Another wreck, that of the SS Connemara a Holyhead passenger ship with crew wholly of Anglesey men and one or two from Bangor, lost in 1916 when the Irish ship SS.Retriever lost her rudder in a heavy storm, and in a circular pattern, rammed into the starboard beam of the SS. Connemara, the bows slicing into the Connemara "all the way to the funnel."

Of the two ships there was only one survivor perchance, off the SS Retriever. Lost to the family was Isaac Woodalls a "Fireman" ( stoker ) His grandson Ted Woodalls lives in Valley.

The Rothsay sounds more than godawful with the time taken so torturously. That and the account of Watson's indifference to it.

Jan 02, 2010
Passenger list and account
by: Jean Hood

I have written a 20,000 word account of the disaster in my book "Come Hell and High Water" (paperback title is "Wreck" published 2006/2007 by Conway.

I didn't have room for the passenger list in the book but you can find it on my website www.jeanhood.co.uk.

It isn't an official list but I put it together from the various newspaper reports and lists.

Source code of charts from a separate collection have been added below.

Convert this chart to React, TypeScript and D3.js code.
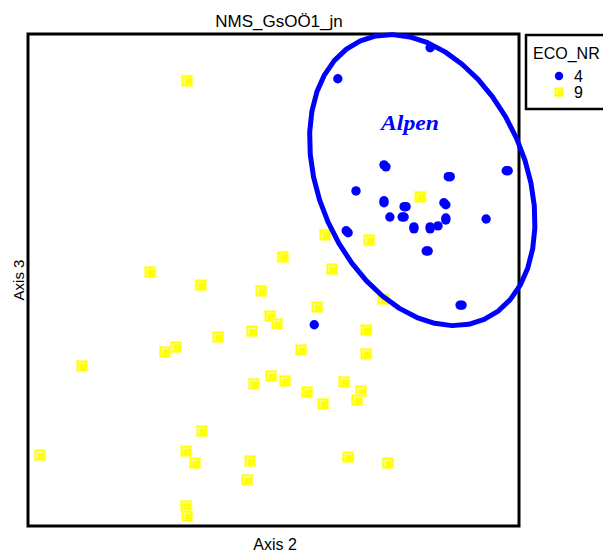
import React from "react";
import * as d3 from "d3";

const W = 603;
const H = 552;

const title = "NMS_GsOÖ1_jn";
const xLabel = "Axis 2";
const yLabel = "Axis 3";
const legendTitle = "ECO_NR";
const groupNames = ["4", "9"];
const ellipseLabel = "Alpen";

// ECO_NR 4 (blue circles): [Axis 2, Axis 3]
const eco4: [number, number][] = [
  [81.9, 97.2], [63.1, 90.9],
  [72.5, 73.4], [72.9, 73.0],
  [85.6, 71.0], [86.0, 71.0],
  [97.4, 72.2], [97.8, 72.2],
  [66.8, 68.1],
  [72.5, 66.1], [72.5, 65.7],
  [76.6, 64.9], [77.0, 64.9],
  [84.7, 65.7], [85.1, 65.3],
  [73.7, 62.8],
  [76.2, 62.8], [76.6, 62.8],
  [85.1, 62.6], [85.1, 62.2],
  [78.6, 60.8], [78.6, 60.4],
  [81.9, 60.8], [81.9, 60.4],
  [83.5, 61.0],
  [93.3, 62.4],
  [64.8, 60.0], [65.2, 59.6],
  [81.1, 55.9], [81.5, 55.9],
  [88.0, 44.9], [88.4, 44.9],
  [58.3, 40.9],
];

// ECO_NR 9 (yellow squares)
const eco9: [number, number][] = [
  [32.4, 90.5], [79.9, 66.9], [60.5, 59.2], [69.5, 58.1], [51.9, 54.7],
  [24.9, 51.6], [61.9, 52.2], [35.2, 49.0], [47.5, 47.8], [72.3, 46.1],
  [58.9, 44.5], [49.3, 42.7], [50.7, 41.1], [45.6, 39.6], [68.9, 39.8],
  [38.7, 38.4], [30.1, 36.4], [27.9, 35.4], [55.6, 35.8], [68.9, 35.0],
  [11.0, 32.5], [49.5, 30.5], [52.3, 29.5], [46.0, 28.9], [64.4, 29.3],
  [56.8, 27.2], [67.8, 27.4], [67.0, 25.6], [60.1, 24.8], [35.4, 19.3],
  [2.4, 14.4], [32.2, 15.2], [34.0, 12.8], [45.2, 13.2], [65.2, 14.0],
  [73.3, 12.8], [44.6, 9.4], [32.2, 4.1], [32.4, 2.0],
];

// Alpen ellipse: center, semi-axes, rotation (degrees, data space)
const ellipseCenter: [number, number] = [80.3, 70.3];
const ellipseRadii: [number, number] = [31.0, 21.0];
const ellipseAngle = -66;
const ellipseLabelPos: [number, number] = [71.9, 80.5];

const frame = { left: 28, top: 34, right: 519, bottom: 526 };

export default function App() {
  const x = d3.scaleLinear().domain([0, 100]).range([frame.left, frame.right]);
  const y = d3.scaleLinear().domain([0, 100]).range([frame.bottom, frame.top]);

  const phi = (ellipseAngle * Math.PI) / 180;
  const ellPts: [number, number][] = d3.range(0, 40).map((i) => {
    const t = (i / 40) * 2 * Math.PI;
    const a = ellipseRadii[0];
    const b = ellipseRadii[1];
    const dx = a * Math.cos(t) * Math.cos(phi) - b * Math.sin(t) * Math.sin(phi);
    const dy = a * Math.cos(t) * Math.sin(phi) + b * Math.sin(t) * Math.cos(phi);
    return [ellipseCenter[0] + dx, ellipseCenter[1] + dy];
  });
  const ellPath = d3
    .line<[number, number]>()
    .x((d) => x(d[0]))
    .y((d) => y(d[1]))
    .curve(d3.curveLinearClosed)(ellPts) as string;

  const sq = 11;
  const square = (cx: number, cy: number, key: React.Key, s = sq) => (
    <g key={key}>
      <rect x={cx - s / 2} y={cy - s / 2} width={s} height={s} fill="#ffff00" stroke="#ffff70" strokeWidth={1} />
      <path
        d={`M${cx - s / 2 + 2.5},${cy + s / 2 - 2} V${cy - s / 2 + 2.5} H${cx + s / 2 - 2}`}
        fill="none"
        stroke="#ffffc8"
        strokeWidth={1}
      />
    </g>
  );

  const font = "'Liberation Sans', Arial, sans-serif";

  return (
    <svg
      width={W}
      height={H}
      style={{ position: "absolute", left: 0, top: 0, display: "block", background: "#fff" }}
    >
      <rect width={W} height={H} fill="#fff" />
      <text x={279} y={27} textAnchor="middle" fontFamily={font} fontSize={17} fill="#000">
        {title}
      </text>
      <rect
        x={frame.left}
        y={frame.top}
        width={frame.right - frame.left}
        height={frame.bottom - frame.top}
        fill="none"
        stroke="#000"
        strokeWidth={3}
      />
      <text x={275} y={550} textAnchor="middle" fontFamily={font} fontSize={16} fill="#000">
        {xLabel}
      </text>
      <text
        transform={`translate(24,280) rotate(-90)`}
        textAnchor="middle"
        fontFamily={font}
        fontSize={15}
        fill="#000"
      >
        {yLabel}
      </text>

      {eco9.map((d, i) => square(x(d[0]), y(d[1]), "s" + i))}

      <path d={ellPath} fill="none" stroke="#0000ff" strokeWidth={5} strokeLinejoin="round" />

      {eco4.map((d, i) => (
        <circle key={"c" + i} cx={x(d[0])} cy={y(d[1])} r={4.7} fill="#0000ff" />
      ))}

      <text
        x={x(ellipseLabelPos[0])}
        y={y(ellipseLabelPos[1])}
        fontFamily="'Liberation Serif', 'DejaVu Serif', serif"
        fontWeight="bold"
        fontStyle="italic"
        fontSize={20}
        textLength={58}
        lengthAdjust="spacingAndGlyphs"
        fill="#0000ff"
      >
        {ellipseLabel}
      </text>

      <rect x={526} y={35} width={90} height={74} fill="#fff" stroke="#000" strokeWidth={2.5} />
      <text x={533} y={59} fontFamily={font} fontSize={16} fill="#000">
        {legendTitle}
      </text>
      <circle cx={559} cy={76} r={4.2} fill="#0000ff" />
      <text x={574} y={82} fontFamily={font} fontSize={16} fill="#000">
        {groupNames[0]}
      </text>
      {square(559, 92, "leg", 9)}
      <text x={574} y={98} fontFamily={font} fontSize={16} fill="#000">
        {groupNames[1]}
      </text>
    </svg>
  );
}
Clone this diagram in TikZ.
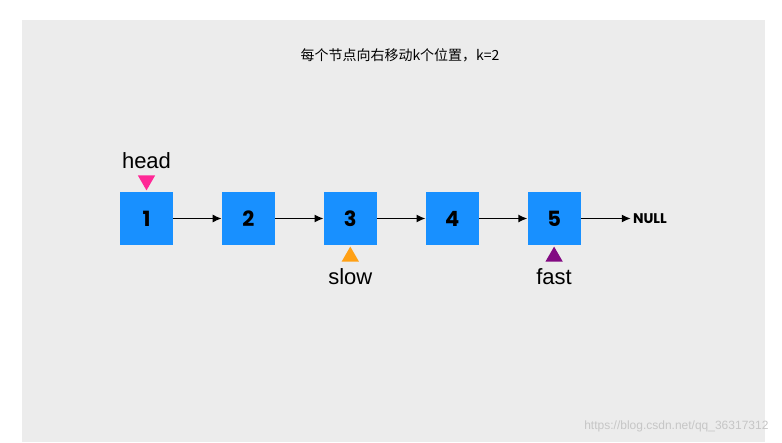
\documentclass[tikz,border=0pt]{standalone}
\usepackage{fontspec}
\setmainfont{Liberation Sans}
\newfontfamily\cjk{Noto Sans CJK SC}
\newfontfamily\pop{Poppins}
\usetikzlibrary{positioning,shapes.geometric,arrows.meta}
\definecolor{panelgrey}{RGB}{236,236,236}
\definecolor{boxblue}{RGB}{24,144,255}
\definecolor{headpink}{RGB}{255,40,150}
\definecolor{sloworange}{RGB}{255,160,20}
\definecolor{fastpurple}{RGB}{130,10,130}
\begin{document}
\begin{tikzpicture}[x=1pt,y=-1pt,
    node distance=48.5pt,
 listnode/.style = {
        fill=boxblue, minimum size=53pt, inner sep=0pt,
        font=\pop\bfseries\fontsize{21}{21}\selectfont},
 pointer/.style = {
        isosceles triangle, isosceles triangle apex angle=60,
        minimum height=15pt, inner sep=0pt},
 ptrlabel/.style = {font=\fontsize{22}{22}\selectfont},
    arrow/.style = {line width=1.4pt,-{Latex[length=9pt,width=8pt]}}
                    ]
\useasboundingbox (0,0) rectangle (782,442);
\fill[white] (0,0) rectangle (782,442);
\fill[panelgrey] (22,20) rectangle (765,442);
% the title
\node (title) at (400,55) {\cjk\fontsize{14}{14}\selectfont 每个节点向右移动k个位置，k=2};
% the list
\node (n1) [listnode] at (146.5,218.5) {1};
\node (n2) [listnode,right=of n1] {2};
\node (n3) [listnode,right=of n2] {3};
\node (n4) [listnode,right=of n3] {4};
\node (n5) [listnode,right=of n4] {5};
\node (null) [right=50pt of n5,font=\pop\bfseries\fontsize{14}{14}\selectfont,inner sep=2pt] {NULL};
\foreach \a/\b in {n1/n2,n2/n3,n3/n4,n4/n5,n5/null}
    \draw[arrow] (\a) -- (\b);
% the pointers
\node (hp) [pointer,fill=headpink,shape border rotate=-90,above=1pt of n1] {};
\node (hl) [ptrlabel,above=3pt of hp] {head};
\node (sp) [pointer,fill=sloworange,shape border rotate=90,below=1pt of n3] {};
\node (sl) [ptrlabel,below=3pt of sp] {slow};
\node (fp) [pointer,fill=fastpurple,shape border rotate=90,below=1pt of n5] {};
\node (fl) [ptrlabel,below=3pt of fp] {fast};
% watermark
\node (wm) [anchor=east,text=gray!45,font=\fontsize{12}{12}\selectfont] at (772,426) {https://blog.csdn.net/qq\_36317312};
\end{tikzpicture}
\end{document}
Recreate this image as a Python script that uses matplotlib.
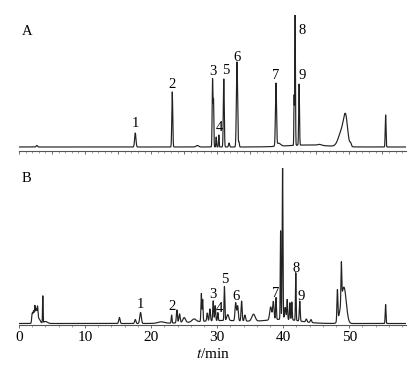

The newspapers of the period are full of survivors accounts. I consulted them at the National Newspaper Library, Colindale, North London (it's part of the British Library)

Aug 06, 2009
Glan Conwy grave
by: Trevor

I picked up the information of the Rothsay Castle on a grave stone in the Glan Conwy cemetery of John Tarrey, Bury, Lancashire, aged 2 lost his life on the Rothsay Castle he died 18 August 1831

Feb 19, 2009
Rothsay Castle
by: geoff hall

Emily.... you can contact me by email
mail(AT)hound77(DOT)fsnet(DOT)co(DOT)uk
or telephone 01524 844 312

Best wishes
Geoff Hall

Feb 10, 2009
Rothsay Castle Wreck
by: Emily

That is very interesting, Geoff. Can you tell us more about what you know? Have you got personal accounts from the survivors?

Feb 09, 2009
FAMILY INVOLVED IN SHIP DISASTER
by: GEOFF HALL

Two of my male relatives and their wives were involved in this shipwreck.

The two wives Elizabeth Duckworth and Mary Duckworth were both lost, but their husband's survived.